Tutto quello che è stato detto fino ad ora, ci convince che il “flumen Aveldium” della Tabula Peutingeriana non è altro che la seconda grande lama innanzi descritta, con tutte le sue diramazioni, come riportato nella Carta Geologica d’Italia e nelle carte idromorfologiche dell’Autorità di Bacino, ed è l’unica lama del territorio andriese che raggiunge il Mare Adriatico tra “Bardulos” (Barletta) e “Turenum” (Trani).

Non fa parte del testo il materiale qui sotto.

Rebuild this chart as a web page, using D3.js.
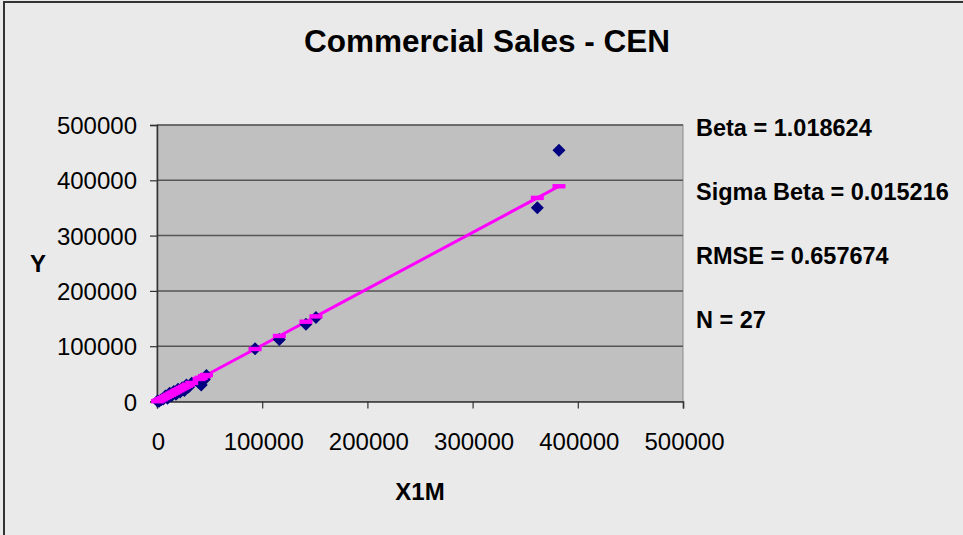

Questa lama oggi viene chiamata “Ciappetta Camaggio”; il suo percorso in ingresso ad Andria ed in uscita è arginato, mentre in città è tombato.
*
Anche per il fiume “Aveldium” gli studiosi delle città del Nord barese hanno fatto a gara per dimostrare che il suo corso scorreva nel loro territorio (sempre per affermare l’antichità della loro città), per cui non ci sorprende che anche la casa editrice De Agostini di Novara, specializzata nelle pubblicazioni delle carte geografiche, nella carta della rete stradale romana (Foto 3) commette diversi errori: il fiume “Aufidus” (Ofanto) lo chiama “Aufidum”, il fiume “Aveldium” lo chiama “Aveldius”, e ubica l’Aveldium tra Bisceglie e Molfetta, che i Romani chiamavano Respa.